* Task statement:
From the first line of the listing below to the line with "const lsdHigh = [7.93, 7.49, 7.49, 7.60, 7.69];", print each line exactly, and nothing more. Leave out the pictures.

* Data extract:
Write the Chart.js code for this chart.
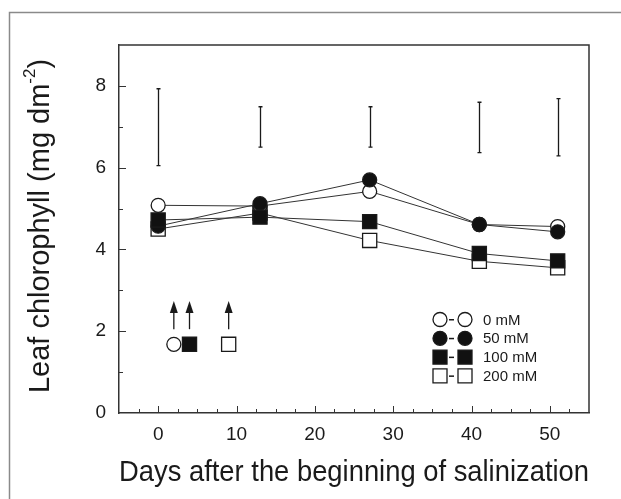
<!DOCTYPE html>
<html>
<head>
<meta charset="utf-8">
<script src="https://cdn.jsdelivr.net/npm/chart.js@4.4.1/dist/chart.umd.min.js"></script>
<style>
  html, body { margin: 0; padding: 0; background: #fff; }
  #wrap { position: relative; width: 621px; height: 499px; }
</style>
</head>
<body>
<div id="wrap"><canvas id="chl" width="621" height="499"></canvas></div>
<script>
// ===== Data =====
const days = [0, 13, 27, 41, 51];
const chl0 = [5.08, 5.06, 5.42, 4.61, 4.56];
const chl50 = [4.57, 5.12, 5.70, 4.61, 4.43];
const chl100 = [4.72, 4.79, 4.68, 3.90, 3.72];
const chl200 = [4.50, 4.89, 4.22, 3.71, 3.55];

// LSD bars (one per sampling day)
const lsdLow = [6.05, 6.50, 6.50, 6.37, 6.29];
const lsdHigh = [7.93, 7.49, 7.49, 7.60, 7.69];

// start of salinization: arrows + symbols under them
const startDays = [2, 4, 9];
const startStyles = ['circle', 'rect', 'rect'];
const startFills = ['#fff', '#111', '#fff'];
const startMarkY = 1.68;
const arrowFrom = 2.05;
const arrowTo = 2.74;

const xTicks = [0, 10, 20, 30, 40, 50];
const yTicks = [0, 2, 4, 6, 8];
const xMinorStep = 2.5;
const yMinorStep = 1;

const legendLabels = ['0 mM', '50 mM', '100 mM', '200 mM'];
const legendStyles = ['circle', 'circle', 'rect', 'rect'];
const legendFills = ['#fff', '#111', '#111', '#fff'];

const FONT = '"Liberation Sans", Arial, sans-serif';
const INK = '#1a1a1a';

// ===== Helpers =====
function pts(xs, ys) {
  return xs.map((x, i) => ({ x: x, y: ys[i] }));
}

function series(label, data, style, fill, order) {
  return {
    label: label,
    data: pts(days, data),
    showLine: true,
    borderColor: '#333',
    borderWidth: 1,
    pointStyle: style,
    pointRadius: style === 'rect' ? 10 : 7,
    pointHoverRadius: style === 'rect' ? 10 : 7,
    pointBackgroundColor: fill,
    pointBorderColor: INK,
    pointBorderWidth: 1.3,
    order: order
  };
}

function drawMarker(ctx, style, fill, x, y) {
  ctx.save();
  ctx.fillStyle = fill;
  ctx.strokeStyle = INK;
  ctx.lineWidth = 1.3;
  ctx.beginPath();
  if (style === 'circle') ctx.arc(x, y, 7, 0, Math.PI * 2);
  else ctx.rect(x - 7, y - 7, 14, 14);
  ctx.fill();
  ctx.stroke();
  ctx.restore();
}

// ===== Extras plugin: frame, inner ticks, box, LSD bars, arrows, legend, y title =====
const extras = {
  id: 'extras',
  afterDraw(chart) {
    const { ctx, chartArea: a, scales: { x, y } } = chart;
    ctx.save();

    // outer frame (only left and top edges are inside the picture)
    ctx.strokeStyle = '#8a8a8a';
    ctx.lineWidth = 1.5;
    ctx.beginPath();
    ctx.moveTo(9.5, 499);
    ctx.lineTo(9.5, 12.5);
    ctx.lineTo(621, 12.5);
    ctx.stroke();

    // top and right edge of plot box
    ctx.strokeStyle = '#333';
    ctx.lineWidth = 1.5;
    ctx.beginPath();
    ctx.moveTo(a.left, a.top);
    ctx.lineTo(a.right, a.top);
    ctx.lineTo(a.right, a.bottom);
    ctx.stroke();

    // inward ticks
    ctx.lineWidth = 1;
    ctx.strokeStyle = '#333';
    ctx.beginPath();
    for (let v = x.min + xMinorStep; v < x.max; v += xMinorStep) {
      const px = Math.round(x.getPixelForValue(v)) + 0.5;
      const len = xTicks.includes(v) ? 7 : 4;
      ctx.moveTo(px, a.bottom);
      ctx.lineTo(px, a.bottom - len);
    }
    for (let v = y.min + yMinorStep; v < y.max; v += yMinorStep) {
      const py = Math.round(y.getPixelForValue(v)) + 0.5;
      const len = yTicks.includes(v) ? 7 : 4;
      ctx.moveTo(a.left, py);
      ctx.lineTo(a.left + len, py);
    }
    ctx.stroke();

    // LSD bars
    ctx.strokeStyle = INK;
    ctx.lineWidth = 1.3;
    ctx.beginPath();
    days.forEach((d, i) => {
      const px = Math.round(x.getPixelForValue(d)) + 0.5;
      const y1 = y.getPixelForValue(lsdHigh[i]);
      const y2 = y.getPixelForValue(lsdLow[i]);
      ctx.moveTo(px, y1); ctx.lineTo(px, y2);
      ctx.moveTo(px - 2, y1); ctx.lineTo(px + 2, y1);
      ctx.moveTo(px - 2, y2); ctx.lineTo(px + 2, y2);
    });
    ctx.stroke();

    // arrows showing start of salinization
    ctx.fillStyle = INK;
    startDays.forEach(d => {
      const px = x.getPixelForValue(d);
      const yb = y.getPixelForValue(arrowFrom);
      const yt = y.getPixelForValue(arrowTo);
      ctx.beginPath();
      ctx.moveTo(px, yb);
      ctx.lineTo(px, yt + 10);
      ctx.stroke();
      ctx.beginPath();
      ctx.moveTo(px, yt);
      ctx.lineTo(px - 4, yt + 12);
      ctx.lineTo(px + 4, yt + 12);
      ctx.closePath();
      ctx.fill();
    });

    // legend
    const lx1 = a.right - 149, lx2 = a.right - 124, ltx = a.right - 106;
    const ly0 = a.top + 274.5, lstep = 18.8;
    ctx.font = '15px ' + FONT;
    ctx.textBaseline = 'middle';
    ctx.textAlign = 'left';
    legendLabels.forEach((lab, i) => {
      const ly = ly0 + i * lstep;
      drawMarker(ctx, legendStyles[i], legendFills[i], lx1, ly);
      drawMarker(ctx, legendStyles[i], legendFills[i], lx2, ly);
      ctx.fillStyle = INK;
      ctx.fillRect(lx1 + 9, ly - 0.5, 5, 1.5);
      ctx.fillText(lab, ltx, ly + 1);
    });

    // y axis title with superscript
    const main = 'Leaf chlorophyll (mg dm';
    const sup = '-2';
    const close = ')';
    ctx.font = '29px ' + FONT;
    const wMain = ctx.measureText(main).width;
    const wClose = ctx.measureText(close).width;
    ctx.font = '17px ' + FONT;
    const wSup = ctx.measureText(sup).width;
    const total = wMain + wSup + wClose;
    ctx.translate(49, (a.top + a.bottom) / 2 - 3);
    ctx.rotate(-Math.PI / 2);
    ctx.textBaseline = 'alphabetic';
    ctx.fillStyle = INK;
    let cx = -total / 2;
    ctx.font = '29px ' + FONT;
    ctx.fillText(main, cx, 0);
    cx += wMain;
    ctx.font = '17px ' + FONT;
    ctx.fillText(sup, cx, -14);
    cx += wSup;
    ctx.font = '29px ' + FONT;
    ctx.fillText(close, cx, 0);

    ctx.restore();
  }
};

// ===== Chart =====
const startSets = startDays.map((d, i) => ({
  label: 'start',
  data: [{ x: d, y: startMarkY }],
  showLine: false,
  pointStyle: startStyles[i],
  pointRadius: startStyles[i] === 'rect' ? 10 : 7,
  pointBackgroundColor: startFills[i],
  pointBorderColor: INK,
  pointBorderWidth: 1.3,
  order: 5
}));

new Chart(document.getElementById('chl').getContext('2d'), {
  type: 'scatter',
  data: {
    datasets: [
      series('200 mM', chl200, 'rect', '#fff', 3),
      series('0 mM', chl0, 'circle', '#fff', 2),
      series('50 mM', chl50, 'circle', '#111', 1),
      series('100 mM', chl100, 'rect', '#111', 0)
    ].concat(startSets)
  },
  options: {
    responsive: false,
    animation: false,
    events: [],
    layout: { padding: { top: 45, right: 32, left: 0, bottom: 0 } },
    plugins: { legend: { display: false }, tooltip: { enabled: false } },
    scales: {
      x: {
        type: 'linear',
        min: -5,
        max: 55,
        afterBuildTicks: s => { s.ticks = xTicks.map(v => ({ value: v })); },
        afterFit: s => { s.height = 86; },
        grid: { display: false, drawTicks: false },
        border: { display: true, color: '#333', width: 1.5 },
        ticks: { color: INK, font: { family: FONT, size: 19 }, padding: 10 },
        title: {
          display: true,
          text: 'Days after the beginning of salinization',
          color: INK,
          font: { family: FONT, size: 29 },
          padding: { top: 0, bottom: 9 }
        }
      },
      y: {
        min: 0,
        max: 9,
        afterBuildTicks: s => { s.ticks = yTicks.map(v => ({ value: v })); },
        afterFit: s => { s.width = 119; },
        grid: { display: false, drawTicks: false },
        border: { display: true, color: '#333', width: 1.5 },
        ticks: { color: INK, font: { family: FONT, size: 19 }, padding: 13 }
      }
    }
  },
  plugins: [extras]
});
</script>
</body>
</html>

* Response to the exercise:
Write the Chart.js code for this chart.
<!DOCTYPE html>
<html>
<head>
<meta charset="utf-8">
<script src="https://cdn.jsdelivr.net/npm/chart.js@4.4.1/dist/chart.umd.min.js"></script>
<style>
  html, body { margin: 0; padding: 0; background: #fff; }
  #wrap { position: relative; width: 621px; height: 499px; }
</style>
</head>
<body>
<div id="wrap"><canvas id="chl" width="621" height="499"></canvas></div>
<script>
// ===== Data =====
const days = [0, 13, 27, 41, 51];
const chl0 = [5.08, 5.06, 5.42, 4.61, 4.56];
const chl50 = [4.57, 5.12, 5.70, 4.61, 4.43];
const chl100 = [4.72, 4.79, 4.68, 3.90, 3.72];
const chl200 = [4.50, 4.89, 4.22, 3.71, 3.55];

// LSD bars (one per sampling day)
const lsdLow = [6.05, 6.50, 6.50, 6.37, 6.29];
const lsdHigh = [7.93, 7.49, 7.49, 7.60, 7.69];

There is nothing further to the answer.